## BEGIN

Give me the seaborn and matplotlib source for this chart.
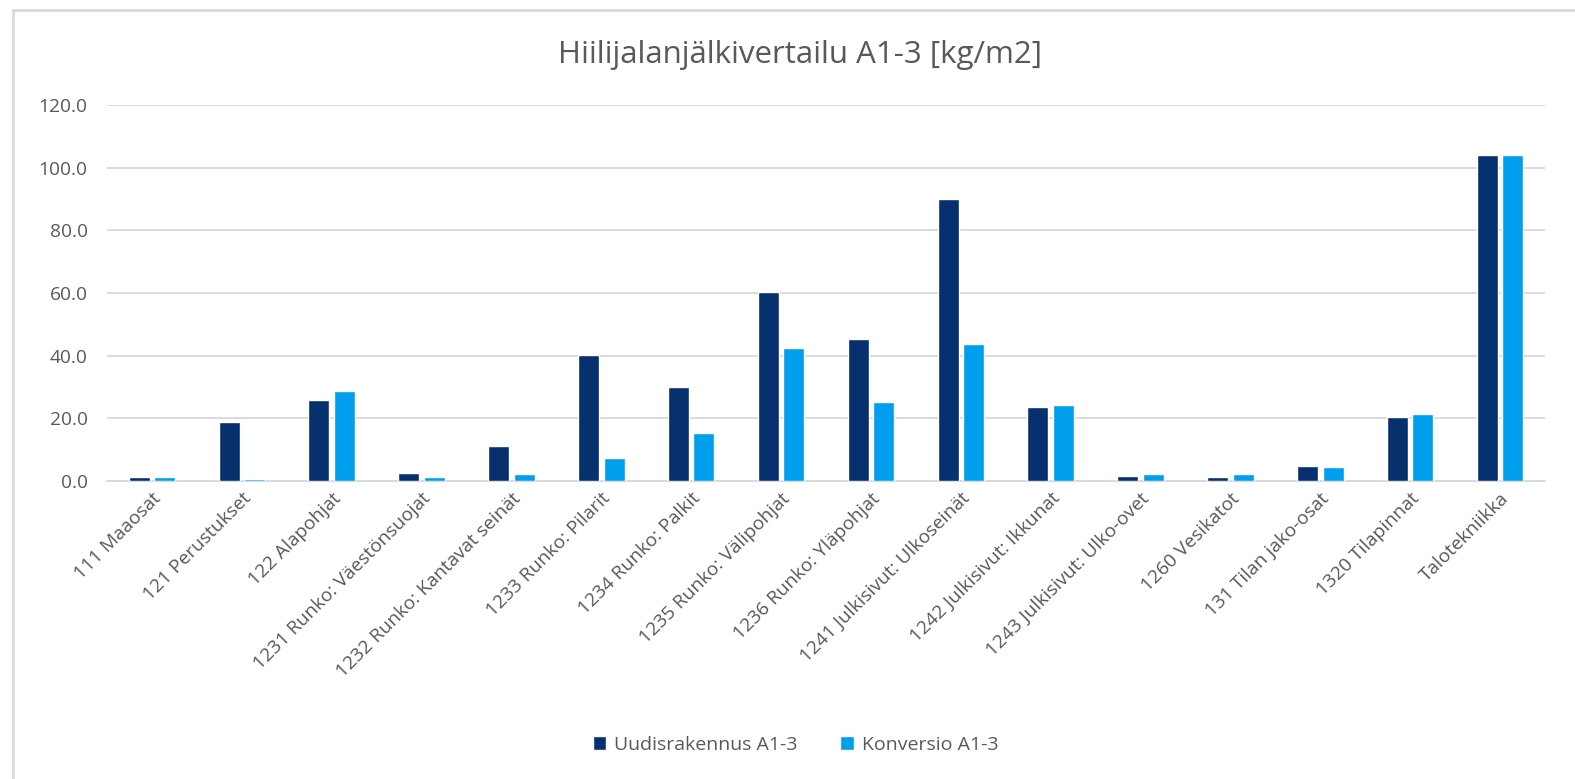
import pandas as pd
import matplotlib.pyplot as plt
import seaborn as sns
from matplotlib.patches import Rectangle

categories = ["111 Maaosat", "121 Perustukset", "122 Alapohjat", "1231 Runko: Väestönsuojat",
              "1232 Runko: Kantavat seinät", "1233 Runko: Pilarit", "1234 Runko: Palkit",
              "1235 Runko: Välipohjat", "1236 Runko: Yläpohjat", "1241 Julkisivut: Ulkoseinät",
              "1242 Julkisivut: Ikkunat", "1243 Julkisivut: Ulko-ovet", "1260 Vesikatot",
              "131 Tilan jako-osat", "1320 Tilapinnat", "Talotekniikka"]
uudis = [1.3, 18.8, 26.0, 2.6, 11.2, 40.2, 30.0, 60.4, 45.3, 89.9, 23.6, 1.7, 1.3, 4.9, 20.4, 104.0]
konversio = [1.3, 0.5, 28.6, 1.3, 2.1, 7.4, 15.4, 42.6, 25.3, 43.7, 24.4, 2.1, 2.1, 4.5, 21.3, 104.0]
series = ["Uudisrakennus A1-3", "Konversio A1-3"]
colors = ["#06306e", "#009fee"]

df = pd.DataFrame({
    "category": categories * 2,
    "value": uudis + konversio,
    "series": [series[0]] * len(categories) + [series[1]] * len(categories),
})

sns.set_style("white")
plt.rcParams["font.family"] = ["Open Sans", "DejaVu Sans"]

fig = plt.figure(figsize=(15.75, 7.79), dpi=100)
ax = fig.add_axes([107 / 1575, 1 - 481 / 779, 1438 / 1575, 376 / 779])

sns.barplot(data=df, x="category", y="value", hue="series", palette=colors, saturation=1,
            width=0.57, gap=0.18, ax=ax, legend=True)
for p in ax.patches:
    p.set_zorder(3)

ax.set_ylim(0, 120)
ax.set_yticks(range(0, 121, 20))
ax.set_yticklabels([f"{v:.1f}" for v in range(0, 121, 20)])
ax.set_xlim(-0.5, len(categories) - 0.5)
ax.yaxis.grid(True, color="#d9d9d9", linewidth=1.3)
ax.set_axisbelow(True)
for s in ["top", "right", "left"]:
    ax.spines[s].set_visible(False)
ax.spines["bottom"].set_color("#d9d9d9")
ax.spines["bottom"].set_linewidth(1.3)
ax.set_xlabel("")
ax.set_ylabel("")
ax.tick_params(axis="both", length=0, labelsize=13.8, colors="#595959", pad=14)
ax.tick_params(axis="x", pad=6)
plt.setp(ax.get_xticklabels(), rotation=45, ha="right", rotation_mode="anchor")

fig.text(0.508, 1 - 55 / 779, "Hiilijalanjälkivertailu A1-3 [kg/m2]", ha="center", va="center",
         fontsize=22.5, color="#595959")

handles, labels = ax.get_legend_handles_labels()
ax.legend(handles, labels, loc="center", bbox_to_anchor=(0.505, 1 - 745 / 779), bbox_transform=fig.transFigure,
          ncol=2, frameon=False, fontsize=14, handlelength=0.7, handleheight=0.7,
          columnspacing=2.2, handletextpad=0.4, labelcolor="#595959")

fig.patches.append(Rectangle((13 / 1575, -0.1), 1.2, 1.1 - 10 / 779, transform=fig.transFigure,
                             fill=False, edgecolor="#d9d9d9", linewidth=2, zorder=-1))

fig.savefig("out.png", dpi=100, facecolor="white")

## END

## Challenge
Transcribe all of the material exactly, leaving out whatever pictures it contains.

## Response
Give me the seaborn and matplotlib source for this chart.
import pandas as pd
import matplotlib.pyplot as plt
import seaborn as sns
from matplotlib.patches import Rectangle

categories = ["111 Maaosat", "121 Perustukset", "122 Alapohjat", "1231 Runko: Väestönsuojat",
              "1232 Runko: Kantavat seinät", "1233 Runko: Pilarit", "1234 Runko: Palkit",
              "1235 Runko: Välipohjat", "1236 Runko: Yläpohjat", "1241 Julkisivut: Ulkoseinät",
              "1242 Julkisivut: Ikkunat", "1243 Julkisivut: Ulko-ovet", "1260 Vesikatot",
              "131 Tilan jako-osat", "1320 Tilapinnat", "Talotekniikka"]
uudis = [1.3, 18.8, 26.0, 2.6, 11.2, 40.2, 30.0, 60.4, 45.3, 89.9, 23.6, 1.7, 1.3, 4.9, 20.4, 104.0]
konversio = [1.3, 0.5, 28.6, 1.3, 2.1, 7.4, 15.4, 42.6, 25.3, 43.7, 24.4, 2.1, 2.1, 4.5, 21.3, 104.0]
series = ["Uudisrakennus A1-3", "Konversio A1-3"]
colors = ["#06306e", "#009fee"]

df = pd.DataFrame({
    "category": categories * 2,
    "value": uudis + konversio,
    "series": [series[0]] * len(categories) + [series[1]] * len(categories),
})

sns.set_style("white")
plt.rcParams["font.family"] = ["Open Sans", "DejaVu Sans"]

fig = plt.figure(figsize=(15.75, 7.79), dpi=100)
ax = fig.add_axes([107 / 1575, 1 - 481 / 779, 1438 / 1575, 376 / 779])

sns.barplot(data=df, x="category", y="value", hue="series", palette=colors, saturation=1,
            width=0.57, gap=0.18, ax=ax, legend=True)
for p in ax.patches:
    p.set_zorder(3)

ax.set_ylim(0, 120)
ax.set_yticks(range(0, 121, 20))
ax.set_yticklabels([f"{v:.1f}" for v in range(0, 121, 20)])
ax.set_xlim(-0.5, len(categories) - 0.5)
ax.yaxis.grid(True, color="#d9d9d9", linewidth=1.3)
ax.set_axisbelow(True)
for s in ["top", "right", "left"]:
    ax.spines[s].set_visible(False)
ax.spines["bottom"].set_color("#d9d9d9")
ax.spines["bottom"].set_linewidth(1.3)
ax.set_xlabel("")
ax.set_ylabel("")
ax.tick_params(axis="both", length=0, labelsize=13.8, colors="#595959", pad=14)
ax.tick_params(axis="x", pad=6)
plt.setp(ax.get_xticklabels(), rotation=45, ha="right", rotation_mode="anchor")

fig.text(0.508, 1 - 55 / 779, "Hiilijalanjälkivertailu A1-3 [kg/m2]", ha="center", va="center",
         fontsize=22.5, color="#595959")

handles, labels = ax.get_legend_handles_labels()
ax.legend(handles, labels, loc="center", bbox_to_anchor=(0.505, 1 - 745 / 779), bbox_transform=fig.transFigure,
          ncol=2, frameon=False, fontsize=14, handlelength=0.7, handleheight=0.7,
          columnspacing=2.2, handletextpad=0.4, labelcolor="#595959")

fig.patches.append(Rectangle((13 / 1575, -0.1), 1.2, 1.1 - 10 / 779, transform=fig.transFigure,
                             fill=False, edgecolor="#d9d9d9", linewidth=2, zorder=-1))

fig.savefig("out.png", dpi=100, facecolor="white")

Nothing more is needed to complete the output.